### YOUR TASK
Repeat every entry in the listing below, exactly.

Plotting code records:
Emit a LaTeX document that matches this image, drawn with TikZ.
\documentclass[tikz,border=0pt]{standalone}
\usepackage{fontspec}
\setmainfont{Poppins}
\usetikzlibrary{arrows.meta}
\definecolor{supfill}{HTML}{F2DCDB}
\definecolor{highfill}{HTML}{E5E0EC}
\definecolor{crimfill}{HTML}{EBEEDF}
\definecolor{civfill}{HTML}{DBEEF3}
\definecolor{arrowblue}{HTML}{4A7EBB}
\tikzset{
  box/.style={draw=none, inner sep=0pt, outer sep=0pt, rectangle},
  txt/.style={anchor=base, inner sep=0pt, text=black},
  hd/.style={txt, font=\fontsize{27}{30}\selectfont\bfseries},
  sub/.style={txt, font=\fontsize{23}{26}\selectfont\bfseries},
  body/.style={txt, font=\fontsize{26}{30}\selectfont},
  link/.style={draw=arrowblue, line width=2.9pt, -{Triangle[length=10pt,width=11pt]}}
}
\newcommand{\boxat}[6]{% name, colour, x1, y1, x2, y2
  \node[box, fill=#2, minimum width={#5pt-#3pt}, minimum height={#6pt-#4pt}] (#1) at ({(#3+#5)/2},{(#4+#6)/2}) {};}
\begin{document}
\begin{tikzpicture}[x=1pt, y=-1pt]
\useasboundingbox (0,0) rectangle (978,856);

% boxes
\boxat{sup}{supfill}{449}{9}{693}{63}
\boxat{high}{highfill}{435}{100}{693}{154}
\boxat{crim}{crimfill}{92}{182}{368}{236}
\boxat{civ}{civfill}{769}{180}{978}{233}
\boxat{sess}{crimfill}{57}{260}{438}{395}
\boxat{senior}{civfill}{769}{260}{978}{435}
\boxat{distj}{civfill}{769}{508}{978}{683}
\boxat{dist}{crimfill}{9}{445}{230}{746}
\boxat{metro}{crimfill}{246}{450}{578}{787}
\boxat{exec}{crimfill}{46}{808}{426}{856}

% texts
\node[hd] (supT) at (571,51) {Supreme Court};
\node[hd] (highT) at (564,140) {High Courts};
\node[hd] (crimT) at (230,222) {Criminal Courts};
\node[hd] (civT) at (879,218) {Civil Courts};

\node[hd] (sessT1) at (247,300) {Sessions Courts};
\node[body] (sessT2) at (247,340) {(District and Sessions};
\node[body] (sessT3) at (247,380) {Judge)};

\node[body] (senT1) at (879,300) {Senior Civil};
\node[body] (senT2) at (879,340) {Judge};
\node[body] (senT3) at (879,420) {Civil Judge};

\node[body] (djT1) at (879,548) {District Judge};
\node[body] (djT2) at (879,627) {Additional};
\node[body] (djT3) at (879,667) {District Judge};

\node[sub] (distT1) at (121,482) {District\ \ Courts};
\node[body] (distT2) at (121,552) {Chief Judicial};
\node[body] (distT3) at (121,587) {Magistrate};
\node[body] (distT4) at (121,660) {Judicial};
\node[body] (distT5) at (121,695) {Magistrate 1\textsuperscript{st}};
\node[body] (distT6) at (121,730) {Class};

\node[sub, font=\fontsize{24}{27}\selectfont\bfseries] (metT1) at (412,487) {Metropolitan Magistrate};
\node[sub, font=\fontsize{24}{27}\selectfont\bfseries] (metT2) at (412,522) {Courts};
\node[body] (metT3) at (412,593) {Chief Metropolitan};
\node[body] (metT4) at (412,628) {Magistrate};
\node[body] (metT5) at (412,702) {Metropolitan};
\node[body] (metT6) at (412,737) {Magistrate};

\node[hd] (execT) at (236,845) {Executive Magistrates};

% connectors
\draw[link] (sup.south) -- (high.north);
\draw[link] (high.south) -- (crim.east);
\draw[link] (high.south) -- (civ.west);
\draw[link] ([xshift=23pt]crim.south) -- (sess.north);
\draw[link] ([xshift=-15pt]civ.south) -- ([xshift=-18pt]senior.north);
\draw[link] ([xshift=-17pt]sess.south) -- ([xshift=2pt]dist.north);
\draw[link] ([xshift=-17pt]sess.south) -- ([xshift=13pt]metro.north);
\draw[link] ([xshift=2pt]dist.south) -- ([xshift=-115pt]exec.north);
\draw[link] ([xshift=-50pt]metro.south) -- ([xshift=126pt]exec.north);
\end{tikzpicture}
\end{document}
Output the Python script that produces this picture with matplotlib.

### WORKED ANSWER
Emit a LaTeX document that matches this image, drawn with TikZ.
\documentclass[tikz,border=0pt]{standalone}
\usepackage{fontspec}
\setmainfont{Poppins}
\usetikzlibrary{arrows.meta}
\definecolor{supfill}{HTML}{F2DCDB}
\definecolor{highfill}{HTML}{E5E0EC}
\definecolor{crimfill}{HTML}{EBEEDF}
\definecolor{civfill}{HTML}{DBEEF3}
\definecolor{arrowblue}{HTML}{4A7EBB}
\tikzset{
  box/.style={draw=none, inner sep=0pt, outer sep=0pt, rectangle},
  txt/.style={anchor=base, inner sep=0pt, text=black},
  hd/.style={txt, font=\fontsize{27}{30}\selectfont\bfseries},
  sub/.style={txt, font=\fontsize{23}{26}\selectfont\bfseries},
  body/.style={txt, font=\fontsize{26}{30}\selectfont},
  link/.style={draw=arrowblue, line width=2.9pt, -{Triangle[length=10pt,width=11pt]}}
}
\newcommand{\boxat}[6]{% name, colour, x1, y1, x2, y2
  \node[box, fill=#2, minimum width={#5pt-#3pt}, minimum height={#6pt-#4pt}] (#1) at ({(#3+#5)/2},{(#4+#6)/2}) {};}
\begin{document}
\begin{tikzpicture}[x=1pt, y=-1pt]
\useasboundingbox (0,0) rectangle (978,856);

% boxes
\boxat{sup}{supfill}{449}{9}{693}{63}
\boxat{high}{highfill}{435}{100}{693}{154}
\boxat{crim}{crimfill}{92}{182}{368}{236}
\boxat{civ}{civfill}{769}{180}{978}{233}
\boxat{sess}{crimfill}{57}{260}{438}{395}
\boxat{senior}{civfill}{769}{260}{978}{435}
\boxat{distj}{civfill}{769}{508}{978}{683}
\boxat{dist}{crimfill}{9}{445}{230}{746}
\boxat{metro}{crimfill}{246}{450}{578}{787}
\boxat{exec}{crimfill}{46}{808}{426}{856}

% texts
\node[hd] (supT) at (571,51) {Supreme Court};
\node[hd] (highT) at (564,140) {High Courts};
\node[hd] (crimT) at (230,222) {Criminal Courts};
\node[hd] (civT) at (879,218) {Civil Courts};

\node[hd] (sessT1) at (247,300) {Sessions Courts};
\node[body] (sessT2) at (247,340) {(District and Sessions};
\node[body] (sessT3) at (247,380) {Judge)};

\node[body] (senT1) at (879,300) {Senior Civil};
\node[body] (senT2) at (879,340) {Judge};
\node[body] (senT3) at (879,420) {Civil Judge};

\node[body] (djT1) at (879,548) {District Judge};
\node[body] (djT2) at (879,627) {Additional};
\node[body] (djT3) at (879,667) {District Judge};

\node[sub] (distT1) at (121,482) {District\ \ Courts};
\node[body] (distT2) at (121,552) {Chief Judicial};
\node[body] (distT3) at (121,587) {Magistrate};
\node[body] (distT4) at (121,660) {Judicial};
\node[body] (distT5) at (121,695) {Magistrate 1\textsuperscript{st}};
\node[body] (distT6) at (121,730) {Class};

\node[sub, font=\fontsize{24}{27}\selectfont\bfseries] (metT1) at (412,487) {Metropolitan Magistrate};
\node[sub, font=\fontsize{24}{27}\selectfont\bfseries] (metT2) at (412,522) {Courts};
\node[body] (metT3) at (412,593) {Chief Metropolitan};
\node[body] (metT4) at (412,628) {Magistrate};
\node[body] (metT5) at (412,702) {Metropolitan};
\node[body] (metT6) at (412,737) {Magistrate};

\node[hd] (execT) at (236,845) {Executive Magistrates};

% connectors
\draw[link] (sup.south) -- (high.north);
\draw[link] (high.south) -- (crim.east);
\draw[link] (high.south) -- (civ.west);
\draw[link] ([xshift=23pt]crim.south) -- (sess.north);
\draw[link] ([xshift=-15pt]civ.south) -- ([xshift=-18pt]senior.north);
\draw[link] ([xshift=-17pt]sess.south) -- ([xshift=2pt]dist.north);
\draw[link] ([xshift=-17pt]sess.south) -- ([xshift=13pt]metro.north);
\draw[link] ([xshift=2pt]dist.south) -- ([xshift=-115pt]exec.north);
\draw[link] ([xshift=-50pt]metro.south) -- ([xshift=126pt]exec.north);
\end{tikzpicture}
\end{document}
Output the Python script that produces this picture with matplotlib.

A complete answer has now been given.